— start DATASET ENTRIES —
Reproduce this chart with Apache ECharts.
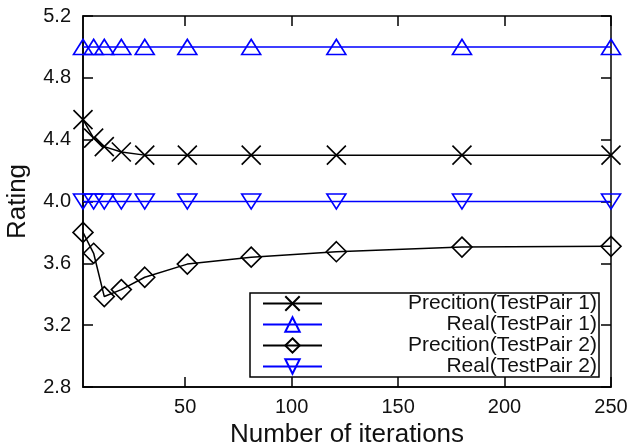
— end DATASET ENTRIES —
— start DATASET ENTRIES —
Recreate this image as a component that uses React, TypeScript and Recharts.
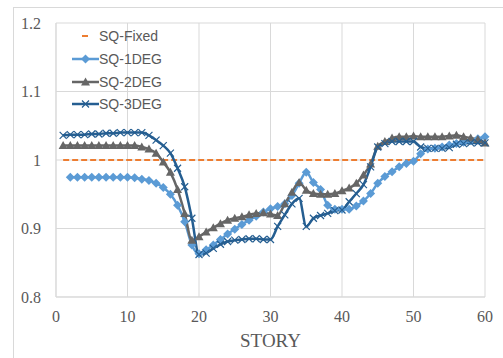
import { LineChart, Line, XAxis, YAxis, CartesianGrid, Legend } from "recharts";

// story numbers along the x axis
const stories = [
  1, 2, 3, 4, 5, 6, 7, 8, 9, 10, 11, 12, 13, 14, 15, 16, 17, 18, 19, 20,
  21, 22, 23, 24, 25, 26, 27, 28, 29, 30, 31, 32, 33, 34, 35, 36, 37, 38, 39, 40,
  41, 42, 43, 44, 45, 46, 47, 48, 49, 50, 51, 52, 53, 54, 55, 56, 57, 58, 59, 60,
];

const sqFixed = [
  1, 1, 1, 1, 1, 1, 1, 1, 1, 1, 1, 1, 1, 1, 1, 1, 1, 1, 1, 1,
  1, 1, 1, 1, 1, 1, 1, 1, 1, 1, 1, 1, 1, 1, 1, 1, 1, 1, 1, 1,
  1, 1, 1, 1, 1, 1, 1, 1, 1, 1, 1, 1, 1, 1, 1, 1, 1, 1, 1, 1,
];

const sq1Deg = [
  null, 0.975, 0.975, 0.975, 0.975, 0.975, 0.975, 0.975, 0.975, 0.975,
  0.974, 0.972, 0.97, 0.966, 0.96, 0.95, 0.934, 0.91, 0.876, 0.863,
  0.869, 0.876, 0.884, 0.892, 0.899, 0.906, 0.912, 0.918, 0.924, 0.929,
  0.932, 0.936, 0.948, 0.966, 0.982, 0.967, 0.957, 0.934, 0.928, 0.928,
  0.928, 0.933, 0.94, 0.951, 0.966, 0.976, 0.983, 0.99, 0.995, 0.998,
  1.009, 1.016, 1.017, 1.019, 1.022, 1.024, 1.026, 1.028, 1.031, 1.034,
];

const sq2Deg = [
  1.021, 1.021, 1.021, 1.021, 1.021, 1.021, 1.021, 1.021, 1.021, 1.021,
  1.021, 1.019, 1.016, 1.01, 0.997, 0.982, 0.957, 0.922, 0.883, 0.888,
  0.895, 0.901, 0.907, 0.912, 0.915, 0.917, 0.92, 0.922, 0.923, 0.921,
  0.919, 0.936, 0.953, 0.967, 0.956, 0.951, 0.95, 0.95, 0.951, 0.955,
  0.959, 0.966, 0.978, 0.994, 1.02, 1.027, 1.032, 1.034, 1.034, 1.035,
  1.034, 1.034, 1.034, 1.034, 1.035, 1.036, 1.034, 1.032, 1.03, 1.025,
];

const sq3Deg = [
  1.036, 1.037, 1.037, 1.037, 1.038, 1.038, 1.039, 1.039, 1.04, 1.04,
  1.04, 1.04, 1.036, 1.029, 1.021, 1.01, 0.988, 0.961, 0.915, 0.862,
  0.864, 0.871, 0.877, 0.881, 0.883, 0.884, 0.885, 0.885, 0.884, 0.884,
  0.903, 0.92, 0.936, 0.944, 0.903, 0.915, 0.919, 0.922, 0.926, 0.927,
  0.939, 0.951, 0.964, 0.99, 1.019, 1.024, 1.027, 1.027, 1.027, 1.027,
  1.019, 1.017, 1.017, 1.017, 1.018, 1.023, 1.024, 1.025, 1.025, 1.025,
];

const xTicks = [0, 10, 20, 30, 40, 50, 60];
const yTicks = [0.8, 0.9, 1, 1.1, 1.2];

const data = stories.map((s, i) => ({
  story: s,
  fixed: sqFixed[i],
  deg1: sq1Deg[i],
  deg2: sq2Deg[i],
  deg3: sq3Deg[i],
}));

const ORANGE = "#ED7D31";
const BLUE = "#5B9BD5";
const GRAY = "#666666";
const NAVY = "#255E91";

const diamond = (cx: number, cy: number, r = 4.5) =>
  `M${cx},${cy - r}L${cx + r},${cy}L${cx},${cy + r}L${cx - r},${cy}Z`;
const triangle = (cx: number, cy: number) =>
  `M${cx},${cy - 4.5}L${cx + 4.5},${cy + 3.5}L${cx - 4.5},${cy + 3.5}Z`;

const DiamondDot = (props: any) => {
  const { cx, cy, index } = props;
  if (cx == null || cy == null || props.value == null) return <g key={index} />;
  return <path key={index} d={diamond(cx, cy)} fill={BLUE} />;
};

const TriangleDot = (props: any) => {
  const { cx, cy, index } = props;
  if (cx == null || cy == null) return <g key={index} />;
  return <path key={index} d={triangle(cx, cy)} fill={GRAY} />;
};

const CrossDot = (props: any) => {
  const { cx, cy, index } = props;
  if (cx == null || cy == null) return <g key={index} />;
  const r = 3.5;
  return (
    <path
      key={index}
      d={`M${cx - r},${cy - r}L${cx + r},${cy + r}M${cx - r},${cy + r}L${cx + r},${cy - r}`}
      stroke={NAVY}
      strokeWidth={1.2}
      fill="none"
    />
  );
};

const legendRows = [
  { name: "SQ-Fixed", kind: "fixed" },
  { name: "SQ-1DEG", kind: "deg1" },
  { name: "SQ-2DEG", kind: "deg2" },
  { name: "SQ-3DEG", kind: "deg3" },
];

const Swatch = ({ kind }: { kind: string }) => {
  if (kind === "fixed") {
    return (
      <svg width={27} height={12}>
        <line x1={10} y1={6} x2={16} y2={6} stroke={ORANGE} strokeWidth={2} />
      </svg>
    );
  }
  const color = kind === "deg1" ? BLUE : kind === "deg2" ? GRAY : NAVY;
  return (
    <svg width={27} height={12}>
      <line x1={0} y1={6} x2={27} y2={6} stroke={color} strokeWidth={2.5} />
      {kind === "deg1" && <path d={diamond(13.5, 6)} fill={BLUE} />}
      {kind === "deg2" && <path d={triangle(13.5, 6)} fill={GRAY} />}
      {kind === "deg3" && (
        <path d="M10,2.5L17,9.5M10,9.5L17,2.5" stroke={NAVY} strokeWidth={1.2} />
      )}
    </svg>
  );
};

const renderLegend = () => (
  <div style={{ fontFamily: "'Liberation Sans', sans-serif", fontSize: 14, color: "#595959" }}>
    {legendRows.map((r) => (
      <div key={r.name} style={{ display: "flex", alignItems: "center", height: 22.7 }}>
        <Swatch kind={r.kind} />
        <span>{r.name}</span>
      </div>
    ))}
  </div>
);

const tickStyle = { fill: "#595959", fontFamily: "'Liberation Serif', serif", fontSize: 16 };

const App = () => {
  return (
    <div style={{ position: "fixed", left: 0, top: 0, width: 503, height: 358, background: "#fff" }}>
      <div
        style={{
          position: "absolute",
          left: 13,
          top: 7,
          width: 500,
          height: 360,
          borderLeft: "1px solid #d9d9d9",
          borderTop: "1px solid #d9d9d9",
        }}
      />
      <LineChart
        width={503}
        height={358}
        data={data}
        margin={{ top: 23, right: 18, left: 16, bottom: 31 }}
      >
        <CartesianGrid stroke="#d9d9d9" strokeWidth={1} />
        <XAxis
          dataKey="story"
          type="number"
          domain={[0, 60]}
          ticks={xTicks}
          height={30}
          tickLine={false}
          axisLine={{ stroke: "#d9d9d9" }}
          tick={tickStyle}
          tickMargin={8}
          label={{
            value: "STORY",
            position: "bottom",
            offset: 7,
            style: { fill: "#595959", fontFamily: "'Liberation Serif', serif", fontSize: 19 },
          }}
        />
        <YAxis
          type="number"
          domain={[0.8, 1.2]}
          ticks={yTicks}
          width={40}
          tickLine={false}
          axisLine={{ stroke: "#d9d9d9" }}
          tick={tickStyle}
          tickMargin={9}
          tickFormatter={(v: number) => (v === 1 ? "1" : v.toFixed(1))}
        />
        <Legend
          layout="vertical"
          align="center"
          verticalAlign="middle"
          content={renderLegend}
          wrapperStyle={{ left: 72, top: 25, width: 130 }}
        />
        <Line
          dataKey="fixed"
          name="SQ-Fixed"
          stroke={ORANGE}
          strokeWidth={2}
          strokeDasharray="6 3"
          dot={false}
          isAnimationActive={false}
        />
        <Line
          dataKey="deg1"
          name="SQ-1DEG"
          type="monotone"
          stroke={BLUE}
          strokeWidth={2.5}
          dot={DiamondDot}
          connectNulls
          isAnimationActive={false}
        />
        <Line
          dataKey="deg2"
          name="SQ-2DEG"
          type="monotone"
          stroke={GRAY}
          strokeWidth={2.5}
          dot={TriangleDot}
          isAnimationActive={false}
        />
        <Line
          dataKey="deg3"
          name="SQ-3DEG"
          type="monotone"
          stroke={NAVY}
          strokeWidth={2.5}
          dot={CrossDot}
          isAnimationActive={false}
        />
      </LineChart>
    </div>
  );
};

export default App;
— end DATASET ENTRIES —
■ **TASK STATEMENT**: Pick out the lines above that hold the string "this" and show them.

■ **IN RESPONSE**:
Reproduce this chart with Apache ECharts.
Recreate this image as a component that uses React, TypeScript and Recharts.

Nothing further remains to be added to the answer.